Kindness is her key to heaven

By Amanda Lauer | For The Compass | June 28, 2018

Van Nuland says her life’s mission is to be kind to others

KAUKAUNA — Sue Van Nuland has made it her life’s mission to be kind to others. It sounds so simple and yet it seems so hard for people to do. “It’s so important. There’s not so much of that around,” she said.

Your Catholic Neighbor: Sue Van Nuland (Amanda Lauer | For The Compass)

As one of six daughters in her family, Van Nuland grew up watching kindness in action. “My dad was always involved in charities and we went along. We went to Goodwill and picked up bags of stuff and brought it to different homes. We always found clearance candy at the stores and we would deliver it to the nursing homes. My dad was always like that,” she recalled.

Van Nuland is from Kimberly, but when she and her husband, Gary, were raising their son and daughter, they lived in Little Chute so their children could attend St. John Nepomucene School, then later Xavier High School in Appleton.

Seventeen years ago, the couple moved to Kaukauna and they joined St. Katharine Drexel Parish. Van Nuland found an opportunity to continue her life’s mission. “We had an annual parish picnic that had a rummage sale. We decided, ‘Why don’t we try to do this year round?’ We found a place, opened up Community Christian Resale Shop, and 17 years later (we’re still going),” she said.

The thrift shop is located at 111 2nd St. in Kaukauna. While it is a part-time job with no pay for Van Nuland, she has had a lot of help through the years. “My husband is a part of this. Without him, we couldn’t have this,” she said. “He keeps the windows clean, he sweeps the floor, he sees things that I don’t see because I’m seeing all the treasures and he’s seeing all the dirt.” Her friend, Cindy Pynenberg, comes in every Wednesday to decorate.

The store is open during the summers on Tuesdays and Wednesdays from 10 a.m. to 2 p.m., and Saturdays from 9 a.m. to 1 p.m. Donations are accepted during shop hours, but Van Nuland will pick up donations if people can’t drop off items during those times.
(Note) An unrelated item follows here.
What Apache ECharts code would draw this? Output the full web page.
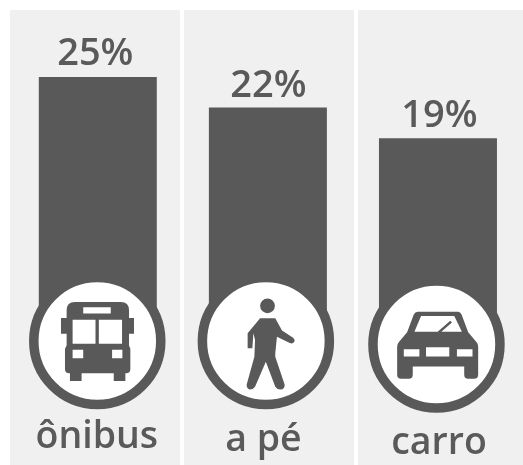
<!DOCTYPE html>
<html><head><meta charset="utf-8">
<style>html,body{margin:0;padding:0;background:#fff}#c{width:523px;height:465px}</style>
<script src="https://cdn.jsdelivr.net/npm/echarts@6/dist/echarts.min.js"></script>
</head><body><div id="c"></div>
<script>
const categories = ['ônibus', 'a pé', 'carro'];
const shares = [25, 22, 19];
const badgeBaseline = [0, 0, 0];

const INK = '#595959', TEXT = '#5a5a5a', PANEL = '#f0f0f0', FONT = '"Open Sans", sans-serif';
const busIcon = 'path://M17 25Q17 0 42 0L180 0Q205 0 205 25L205 48L220 48L220 95L205 95L205 130L209 140L209 200Q209 213 196 213L194 213L194 236L159 236L159 213L62 213L62 236L27 236L27 213L25 213Q12 213 12 200L12 140L17 130L17 95L0 95L0 48L17 48Z' +
  'M67 16L67 34L150 34L150 16Z M35 53L35 125L104 125L104 53Z M114 53L114 125L184 125L184 53Z M35 143L35 168L67 168L67 143Z M154 143L154 168L185 168L185 143Z';
const walkerIcon = 'path://M40 22A22 22 0 1 1 84 22A22 22 0 1 1 40 22Z' +
  'M40 59L85 59L105 96L138 117Q145 124 141 130Q136 137 128 133L90 114L85 164L85 174L113 258Q113 272 100 272Q90 272 85 264L57 189L25 264Q20 272 10 272Q0 270 0 258L23 174L25 124L20 104L17 149L3 149L3 104Z';
const carIcon = 'path://M62 0L184 0Q190 0 194 8L214 62L238 90Q244 96 244 105L244 190Q244 202 232 202L214 202Q202 202 202 190L202 165L47 165L47 190Q47 202 35 202L12 202Q0 202 0 190L0 105Q0 96 6 90L30 62L50 8Q54 0 62 0Z' +
  'M72 13L52 60L122 60L160 27L165 32L133 60L195 60L172 13Z M20 113L20 135L67 135L67 113Z M87 107L87 135L157 135L157 107Z M180 113L180 135L227 135L227 113Z';

const ringOffsets = [[-0.5, 9], [-2, 9], [-1.5, 12.5]];
const iconSymbols = [busIcon, walkerIcon, carIcon];
const iconSizes = [[73, 79], [48, 91], [81, 67]];
const iconOffsets = [[-0.3, 9.5], [2.75, 12], [-0.3, 13.3]];
const valueLabelOffsets = [[-2.5, -1], [0.5, 1], [1.5, 0]];
const labelKeys = ['a', 'b', 'c'];

const chart = echarts.init(document.getElementById('c'), null, {renderer: 'canvas'});
chart.setOption({
  animation: false,
  backgroundColor: '#fff',
  graphic: [[10, 170], [184, 170], [358, 165]].map(p => ({
    type: 'rect', z: -10, silent: true,
    shape: {x: p[0], y: 10, width: p[1], height: 455},
    style: {fill: PANEL}
  })),
  grid: {left: 12.75, width: 511.5, top: 10, height: 455},
  xAxis: {
    type: 'category', data: categories,
    axisLine: {show: false}, axisTick: {show: false},
    axisLabel: {
      inside: true, margin: 3, interval: 0,
      formatter: (v, i) => '{' + labelKeys[i] + '|' + v + '}',
      rich: {
        a: {fontFamily: FONT, fontSize: 37.5, fontWeight: 600, color: TEXT, padding: [0, 2, 6, 0]},
        b: {fontFamily: FONT, fontSize: 37.5, fontWeight: 600, color: TEXT, padding: [0, 9, 3, 0]},
        c: {fontFamily: FONT, fontSize: 37.5, fontWeight: 600, color: TEXT, padding: [0, 0, 0, 2]}
      }
    }
  },
  yAxis: {type: 'value', min: -13.04, max: 31.57, show: false, splitLine: {show: false}},
  series: [
    {
      type: 'bar', z: 2, barWidth: 118,
      data: shares.map((v, i) => ({value: v, label: {offset: valueLabelOffsets[i]}})),
      itemStyle: {color: INK},
      label: {show: true, position: 'top', distance: 3, formatter: '{c}%',
        fontFamily: FONT, fontSize: 38, fontWeight: 600, color: TEXT}
    },
    {
      type: 'scatter', z: 3, silent: true, clip: false,
      data: badgeBaseline.map((v, i) => ({value: v, symbol: 'circle', symbolSize: 127, symbolOffset: ringOffsets[i]})),
      itemStyle: {color: '#fff', borderColor: INK, borderWidth: 9.5, opacity: 1}
    },
    {
      type: 'scatter', z: 4, silent: true, clip: false,
      data: badgeBaseline.map((v, i) => ({value: v, symbol: iconSymbols[i], symbolSize: iconSizes[i], symbolOffset: iconOffsets[i], symbolKeepAspect: false})),
      itemStyle: {color: INK, opacity: 1}
    }
  ]
});
</script></body></html>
Van Nuland and her crew sort through donated items and put them on the floor to sell or package them up to share with other charities. The money they earn from sales is given to various nonprofit organizations.

“We give money to St. Katharine Drexel Parish, we do things for Men on a Mission, Oktoberfest at Holy Cross,” she said. Last year, the thrift store sponsored a Christmas meal at Round House Manor, an affordable housing community for seniors. “We made 45 bags of stuff for them. I took the grandkids to Walmart and we bought 45 bags of socks, 45 shampoos — those kids learned about sharing.”

Places like St. Paul’s Elder Services, a Catholic, Franciscan-sponsored community, and nursing homes can stop in and get items, such as BINGO prizes for free.

Every Wednesday, volunteers from Vine Christian Fellowship in Appleton pick up items at no charge for their Haiti mission. “They have three rummage sales there per year. At the last one, they made $12,000 in two days. They were ecstatic,” said Van Nuland. “They have a connection with a priest in Haiti and an orphanage.”

Van Nuland said the thrift store has been a gratifying endeavor for many reasons.

“So many people need money and someone’s got to help. When you give money to some of these places, it’s fun to see their faces,” she said. “Plus, it’s the people who come in — we’ve met so many nice people. People come in here now just to visit. They don’t want to shop, they just want to talk. You make so many new friends and even old friends in the parish who stop in.”

While she puts in a lot of hours running the thrift shop, Van Nuland said she is rewarded by meeting “so many nice people.” When their lease is up in 2020, she plans to try something else, perhaps volunteering at a place like St. Paul’s Elder Services.

“To be 20 years younger would be wonderful so I could do more,” said Van Nuland. “We’re working with the Holy Spirit — you see these people and they’re so grateful. You’re out of your comfort zone, you’d rather sit in front of the TV, but they just need you. This is payback for all of the blessings I’ve received. I’ve had a great life and if God comes tomorrow, he comes tomorrow.”